DATA_PATH = "/kaggle/input/defi-ia-insa-toulouse"
train_df = pd.read_json(DATA_PATH+"/train.json")
test_df = pd.read_json(DATA_PATH+"/test.json")
train_label = pd.read_csv(DATA_PATH+"/train_label.csv")

# Cleaning

The only cleaning transformation applied here is that we `lower` the data so that all words are lower case. 
Hence `research`and `Research` will be considered as similar word.

You might want to look at other cleaning step such that removing stopwords, stemming words, etc.

In [2]:
train_df["description_lower"] = [x.lower() for x in train_df.description]
test_df["description_lower"] = [x.lower() for x in test_df.description]

# Vectorization

We use TfidfVectorizer to transform words from text to numerical vector data.  
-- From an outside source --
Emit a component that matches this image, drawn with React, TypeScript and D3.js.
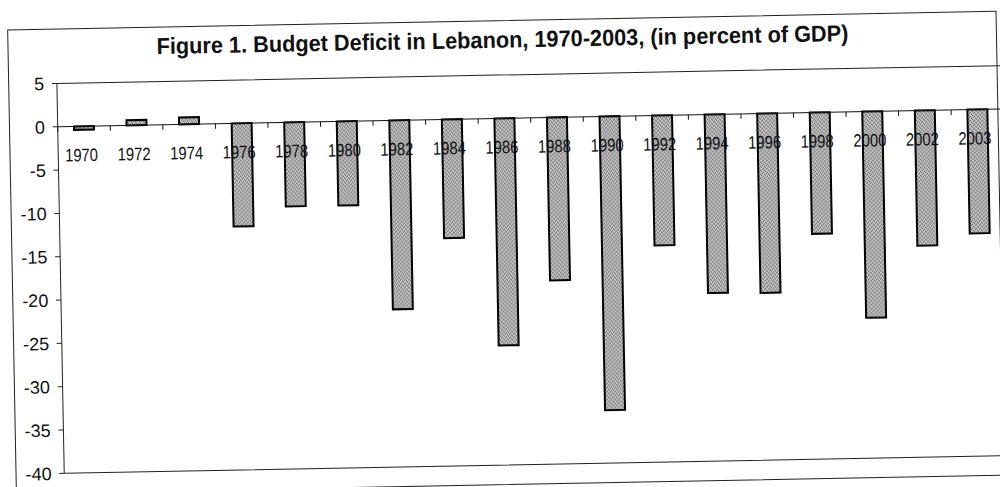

More vectorize are available on scikit-learn -> https://scikit-learn.org/stable/modules/classes.html#module-sklearn.feature_extraction.text

You also may want to have a look at words embedding methods (Word2vec, Glove, etc..)

In [3]:
from sklearn.feature_extraction.text import TfidfVectorizer
transformer = TfidfVectorizer().fit(train_df["description_lower"].values)
print("NB features: %d" %(len(transformer.vocabulary_)))
X_train = transformer.transform(train_df["description_lower"].values)
X_test = transformer.transform(test_df["description_lower"].values)
X_train

NB features: 230368


<217197x230368 sparse matrix of type '<class 'numpy.float64'>'
	with 9851657 stored elements in Compressed Sparse Row format>

# Learning

We use a simple Logistic Regression model with scikit learn default arguments'value to train the baseline model. 

In [None]:
from sklearn.linear_model import LogisticRegression
Y_train = train_label.Category.values
model = LogisticRegression()
model.fit(X_train, Y_train)

# Prediction

In [None]:
predictions = model.predict(X_test)
predictions

# File Generation

In [None]:
test_df["Category"] = predictions
baseline_file = test_df[["Id","Category"]]
baseline_file.to_csv("/kaggle/working/baseline.csv", index=False)